DATA RECORDS:
□ □ □ □

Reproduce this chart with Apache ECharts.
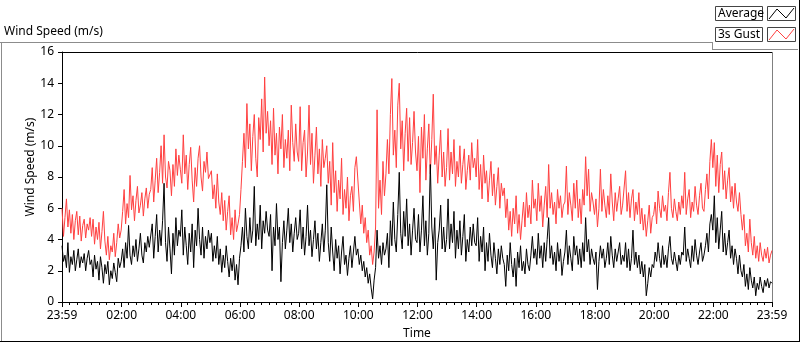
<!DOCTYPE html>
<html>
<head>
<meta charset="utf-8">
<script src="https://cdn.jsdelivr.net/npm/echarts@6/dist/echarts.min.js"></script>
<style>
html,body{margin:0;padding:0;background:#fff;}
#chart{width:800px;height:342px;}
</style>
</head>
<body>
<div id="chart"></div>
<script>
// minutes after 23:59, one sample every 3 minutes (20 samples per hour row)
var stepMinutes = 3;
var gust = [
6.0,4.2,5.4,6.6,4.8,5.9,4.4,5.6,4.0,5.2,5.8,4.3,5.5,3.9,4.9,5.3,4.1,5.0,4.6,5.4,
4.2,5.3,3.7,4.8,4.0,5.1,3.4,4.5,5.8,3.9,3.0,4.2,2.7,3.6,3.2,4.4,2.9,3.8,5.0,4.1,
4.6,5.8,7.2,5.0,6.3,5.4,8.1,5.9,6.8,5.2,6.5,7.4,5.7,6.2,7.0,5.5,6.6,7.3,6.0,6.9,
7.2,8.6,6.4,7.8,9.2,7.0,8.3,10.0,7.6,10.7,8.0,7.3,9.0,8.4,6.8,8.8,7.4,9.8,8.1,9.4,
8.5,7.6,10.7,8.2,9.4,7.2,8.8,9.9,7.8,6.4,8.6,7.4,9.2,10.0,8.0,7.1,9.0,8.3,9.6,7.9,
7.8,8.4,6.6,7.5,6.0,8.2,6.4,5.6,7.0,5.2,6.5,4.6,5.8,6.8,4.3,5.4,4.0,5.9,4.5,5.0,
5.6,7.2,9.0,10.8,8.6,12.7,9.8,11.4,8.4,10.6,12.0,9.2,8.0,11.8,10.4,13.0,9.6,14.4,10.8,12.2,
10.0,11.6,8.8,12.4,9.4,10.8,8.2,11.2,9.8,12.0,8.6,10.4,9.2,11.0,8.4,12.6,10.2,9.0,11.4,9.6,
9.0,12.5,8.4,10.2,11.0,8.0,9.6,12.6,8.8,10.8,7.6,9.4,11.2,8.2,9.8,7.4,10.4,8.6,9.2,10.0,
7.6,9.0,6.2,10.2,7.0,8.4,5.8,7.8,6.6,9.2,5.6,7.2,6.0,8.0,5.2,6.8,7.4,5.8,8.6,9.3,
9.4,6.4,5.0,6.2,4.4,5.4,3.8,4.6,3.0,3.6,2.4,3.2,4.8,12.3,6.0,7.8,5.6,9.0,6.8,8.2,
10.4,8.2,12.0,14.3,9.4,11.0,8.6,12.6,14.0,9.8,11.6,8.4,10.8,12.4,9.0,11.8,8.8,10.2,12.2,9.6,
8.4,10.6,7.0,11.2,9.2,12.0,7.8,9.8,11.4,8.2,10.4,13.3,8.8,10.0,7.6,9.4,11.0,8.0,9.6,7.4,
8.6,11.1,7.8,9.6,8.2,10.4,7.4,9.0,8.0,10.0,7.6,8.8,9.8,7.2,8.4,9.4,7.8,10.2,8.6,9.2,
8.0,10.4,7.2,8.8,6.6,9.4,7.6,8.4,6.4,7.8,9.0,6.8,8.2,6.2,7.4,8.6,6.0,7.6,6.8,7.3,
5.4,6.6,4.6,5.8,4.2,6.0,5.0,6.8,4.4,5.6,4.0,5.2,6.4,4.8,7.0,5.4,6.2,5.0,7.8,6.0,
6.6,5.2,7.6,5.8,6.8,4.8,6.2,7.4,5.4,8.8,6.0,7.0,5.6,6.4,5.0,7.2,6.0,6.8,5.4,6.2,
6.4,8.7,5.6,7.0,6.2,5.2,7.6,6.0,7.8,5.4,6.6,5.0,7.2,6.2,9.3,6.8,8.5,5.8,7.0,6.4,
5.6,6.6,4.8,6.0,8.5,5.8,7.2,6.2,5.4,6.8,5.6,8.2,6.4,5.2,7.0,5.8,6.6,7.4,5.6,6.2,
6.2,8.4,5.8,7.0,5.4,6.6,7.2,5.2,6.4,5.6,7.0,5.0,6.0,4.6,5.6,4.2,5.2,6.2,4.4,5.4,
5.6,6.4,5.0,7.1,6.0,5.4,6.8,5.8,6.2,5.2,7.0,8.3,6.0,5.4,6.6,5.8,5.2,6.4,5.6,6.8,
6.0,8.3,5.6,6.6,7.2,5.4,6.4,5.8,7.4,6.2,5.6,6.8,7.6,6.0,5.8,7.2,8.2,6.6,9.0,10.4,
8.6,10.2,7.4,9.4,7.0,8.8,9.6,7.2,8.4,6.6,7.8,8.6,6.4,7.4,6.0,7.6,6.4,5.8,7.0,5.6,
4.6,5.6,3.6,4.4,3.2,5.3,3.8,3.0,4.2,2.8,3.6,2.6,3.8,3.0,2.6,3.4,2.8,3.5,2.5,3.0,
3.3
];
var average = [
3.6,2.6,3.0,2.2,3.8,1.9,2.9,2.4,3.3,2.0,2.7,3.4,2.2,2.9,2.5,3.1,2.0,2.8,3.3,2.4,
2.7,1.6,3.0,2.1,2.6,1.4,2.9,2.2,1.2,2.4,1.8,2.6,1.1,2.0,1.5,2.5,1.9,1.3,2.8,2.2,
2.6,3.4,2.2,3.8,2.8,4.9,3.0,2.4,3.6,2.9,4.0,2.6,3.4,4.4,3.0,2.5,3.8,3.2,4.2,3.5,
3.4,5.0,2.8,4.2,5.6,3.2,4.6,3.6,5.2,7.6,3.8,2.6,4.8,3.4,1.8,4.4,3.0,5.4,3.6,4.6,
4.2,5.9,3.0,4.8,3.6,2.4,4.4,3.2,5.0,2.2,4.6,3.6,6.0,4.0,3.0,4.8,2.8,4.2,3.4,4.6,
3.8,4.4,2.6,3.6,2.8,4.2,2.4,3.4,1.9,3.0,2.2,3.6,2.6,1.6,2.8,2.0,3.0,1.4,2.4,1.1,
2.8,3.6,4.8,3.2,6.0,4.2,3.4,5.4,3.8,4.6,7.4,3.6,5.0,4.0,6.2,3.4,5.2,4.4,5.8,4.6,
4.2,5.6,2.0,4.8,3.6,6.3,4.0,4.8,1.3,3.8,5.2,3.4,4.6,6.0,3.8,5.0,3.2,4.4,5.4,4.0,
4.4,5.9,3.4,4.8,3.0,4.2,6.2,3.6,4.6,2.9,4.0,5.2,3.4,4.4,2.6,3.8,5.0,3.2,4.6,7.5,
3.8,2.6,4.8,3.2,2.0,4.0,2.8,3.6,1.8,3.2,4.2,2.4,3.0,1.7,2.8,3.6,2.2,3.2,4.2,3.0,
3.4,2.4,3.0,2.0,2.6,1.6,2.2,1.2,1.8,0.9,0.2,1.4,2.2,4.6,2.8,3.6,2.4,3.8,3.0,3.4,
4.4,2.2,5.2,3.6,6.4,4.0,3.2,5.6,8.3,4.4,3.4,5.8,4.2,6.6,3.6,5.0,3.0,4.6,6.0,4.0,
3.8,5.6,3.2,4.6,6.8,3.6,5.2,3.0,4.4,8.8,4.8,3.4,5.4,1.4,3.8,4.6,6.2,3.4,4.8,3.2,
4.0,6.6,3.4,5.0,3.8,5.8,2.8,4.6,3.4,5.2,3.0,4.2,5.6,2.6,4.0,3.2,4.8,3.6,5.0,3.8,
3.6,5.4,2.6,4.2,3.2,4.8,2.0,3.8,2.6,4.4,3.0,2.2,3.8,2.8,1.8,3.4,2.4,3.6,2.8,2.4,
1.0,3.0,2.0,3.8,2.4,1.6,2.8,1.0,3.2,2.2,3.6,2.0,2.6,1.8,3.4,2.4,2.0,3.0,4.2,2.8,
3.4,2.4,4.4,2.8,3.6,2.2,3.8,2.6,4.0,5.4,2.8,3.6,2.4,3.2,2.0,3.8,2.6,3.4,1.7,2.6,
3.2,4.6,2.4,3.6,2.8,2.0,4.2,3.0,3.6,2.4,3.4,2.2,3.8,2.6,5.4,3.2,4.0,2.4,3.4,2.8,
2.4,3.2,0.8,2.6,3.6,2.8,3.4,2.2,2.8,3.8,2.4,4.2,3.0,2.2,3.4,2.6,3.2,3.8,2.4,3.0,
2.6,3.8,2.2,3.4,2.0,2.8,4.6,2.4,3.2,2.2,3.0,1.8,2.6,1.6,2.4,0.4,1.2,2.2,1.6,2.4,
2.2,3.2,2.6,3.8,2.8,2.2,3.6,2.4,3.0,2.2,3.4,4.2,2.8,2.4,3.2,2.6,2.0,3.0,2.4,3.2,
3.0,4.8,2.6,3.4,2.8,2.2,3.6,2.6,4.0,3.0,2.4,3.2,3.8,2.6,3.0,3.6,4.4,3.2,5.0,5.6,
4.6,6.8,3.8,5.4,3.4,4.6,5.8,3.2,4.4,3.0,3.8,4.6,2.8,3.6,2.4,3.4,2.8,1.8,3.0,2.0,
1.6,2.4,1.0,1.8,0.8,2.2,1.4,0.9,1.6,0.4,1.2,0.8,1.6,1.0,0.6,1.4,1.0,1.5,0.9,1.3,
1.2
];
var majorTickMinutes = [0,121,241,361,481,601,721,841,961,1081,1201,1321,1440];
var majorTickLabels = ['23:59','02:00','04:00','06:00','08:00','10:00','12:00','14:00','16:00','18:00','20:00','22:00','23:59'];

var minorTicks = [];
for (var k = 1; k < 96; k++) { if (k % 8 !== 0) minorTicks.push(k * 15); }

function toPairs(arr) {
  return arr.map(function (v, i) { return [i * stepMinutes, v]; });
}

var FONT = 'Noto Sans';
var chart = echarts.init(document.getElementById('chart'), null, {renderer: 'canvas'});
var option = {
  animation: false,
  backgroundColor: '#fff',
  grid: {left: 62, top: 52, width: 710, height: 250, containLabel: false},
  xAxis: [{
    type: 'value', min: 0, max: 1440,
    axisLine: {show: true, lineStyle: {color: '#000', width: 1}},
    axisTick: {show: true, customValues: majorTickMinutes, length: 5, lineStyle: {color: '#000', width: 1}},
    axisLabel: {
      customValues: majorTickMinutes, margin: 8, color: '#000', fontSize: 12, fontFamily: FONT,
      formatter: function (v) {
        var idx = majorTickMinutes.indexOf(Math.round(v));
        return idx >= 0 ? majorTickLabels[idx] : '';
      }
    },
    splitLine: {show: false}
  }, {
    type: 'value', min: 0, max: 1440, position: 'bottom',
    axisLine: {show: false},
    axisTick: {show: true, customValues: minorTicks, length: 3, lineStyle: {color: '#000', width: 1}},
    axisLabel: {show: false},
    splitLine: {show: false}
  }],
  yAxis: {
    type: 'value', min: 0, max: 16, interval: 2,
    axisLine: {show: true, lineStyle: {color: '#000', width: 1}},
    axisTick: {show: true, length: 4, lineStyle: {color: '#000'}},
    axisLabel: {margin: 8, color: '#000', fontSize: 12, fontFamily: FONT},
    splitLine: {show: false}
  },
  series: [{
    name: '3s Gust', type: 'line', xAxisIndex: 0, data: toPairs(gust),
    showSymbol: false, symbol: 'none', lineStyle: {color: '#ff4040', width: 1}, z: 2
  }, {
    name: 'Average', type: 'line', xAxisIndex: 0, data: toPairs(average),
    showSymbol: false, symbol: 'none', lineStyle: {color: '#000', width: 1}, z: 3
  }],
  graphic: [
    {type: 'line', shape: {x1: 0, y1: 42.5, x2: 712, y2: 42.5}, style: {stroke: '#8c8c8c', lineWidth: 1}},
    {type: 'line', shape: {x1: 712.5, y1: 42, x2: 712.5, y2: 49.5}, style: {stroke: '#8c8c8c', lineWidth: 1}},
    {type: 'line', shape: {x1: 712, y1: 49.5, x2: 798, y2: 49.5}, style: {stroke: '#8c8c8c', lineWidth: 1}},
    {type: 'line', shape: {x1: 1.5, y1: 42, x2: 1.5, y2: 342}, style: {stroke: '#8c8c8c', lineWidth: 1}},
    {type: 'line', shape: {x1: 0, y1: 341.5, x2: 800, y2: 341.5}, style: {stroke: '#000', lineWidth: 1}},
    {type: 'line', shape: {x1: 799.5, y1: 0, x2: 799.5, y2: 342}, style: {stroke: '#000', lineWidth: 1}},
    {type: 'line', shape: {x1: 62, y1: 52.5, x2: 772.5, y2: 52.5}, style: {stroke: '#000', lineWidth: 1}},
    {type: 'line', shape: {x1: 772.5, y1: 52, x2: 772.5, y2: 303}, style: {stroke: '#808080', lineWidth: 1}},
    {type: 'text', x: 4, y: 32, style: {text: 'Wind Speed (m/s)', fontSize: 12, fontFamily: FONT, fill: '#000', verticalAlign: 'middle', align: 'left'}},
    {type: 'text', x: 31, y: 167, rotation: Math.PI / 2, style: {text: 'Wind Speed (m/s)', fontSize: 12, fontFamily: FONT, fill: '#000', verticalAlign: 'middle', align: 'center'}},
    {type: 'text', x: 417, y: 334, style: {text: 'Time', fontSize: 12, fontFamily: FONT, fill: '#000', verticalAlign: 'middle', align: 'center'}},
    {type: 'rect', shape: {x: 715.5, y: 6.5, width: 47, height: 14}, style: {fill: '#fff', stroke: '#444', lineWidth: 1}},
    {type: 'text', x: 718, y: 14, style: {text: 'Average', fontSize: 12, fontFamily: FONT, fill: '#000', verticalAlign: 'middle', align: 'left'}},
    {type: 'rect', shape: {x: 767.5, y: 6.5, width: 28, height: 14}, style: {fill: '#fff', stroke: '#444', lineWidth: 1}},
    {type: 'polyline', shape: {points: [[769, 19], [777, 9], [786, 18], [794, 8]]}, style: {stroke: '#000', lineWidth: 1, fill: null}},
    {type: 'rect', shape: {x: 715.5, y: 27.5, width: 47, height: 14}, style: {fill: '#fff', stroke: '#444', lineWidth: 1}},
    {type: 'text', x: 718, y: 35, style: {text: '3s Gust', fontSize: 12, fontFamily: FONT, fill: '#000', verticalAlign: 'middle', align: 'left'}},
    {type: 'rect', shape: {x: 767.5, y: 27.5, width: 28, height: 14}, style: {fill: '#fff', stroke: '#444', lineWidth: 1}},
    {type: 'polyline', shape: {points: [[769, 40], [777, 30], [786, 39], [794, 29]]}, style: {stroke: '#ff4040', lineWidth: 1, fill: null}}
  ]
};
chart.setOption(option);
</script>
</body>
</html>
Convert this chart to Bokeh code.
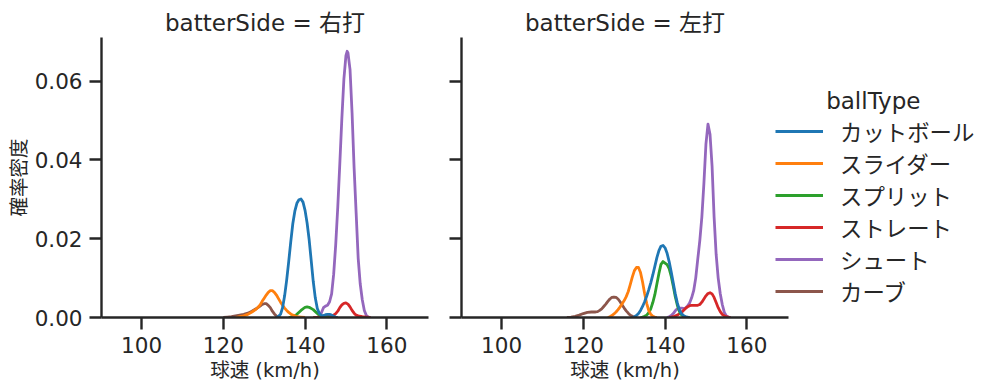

□ □ □ □

TASK DIRECTIONS: Select all lines in the listing above where the word "this" appears, and show them.

ANSWER:
Reproduce this chart with Apache ECharts.
Convert this chart to Bokeh code.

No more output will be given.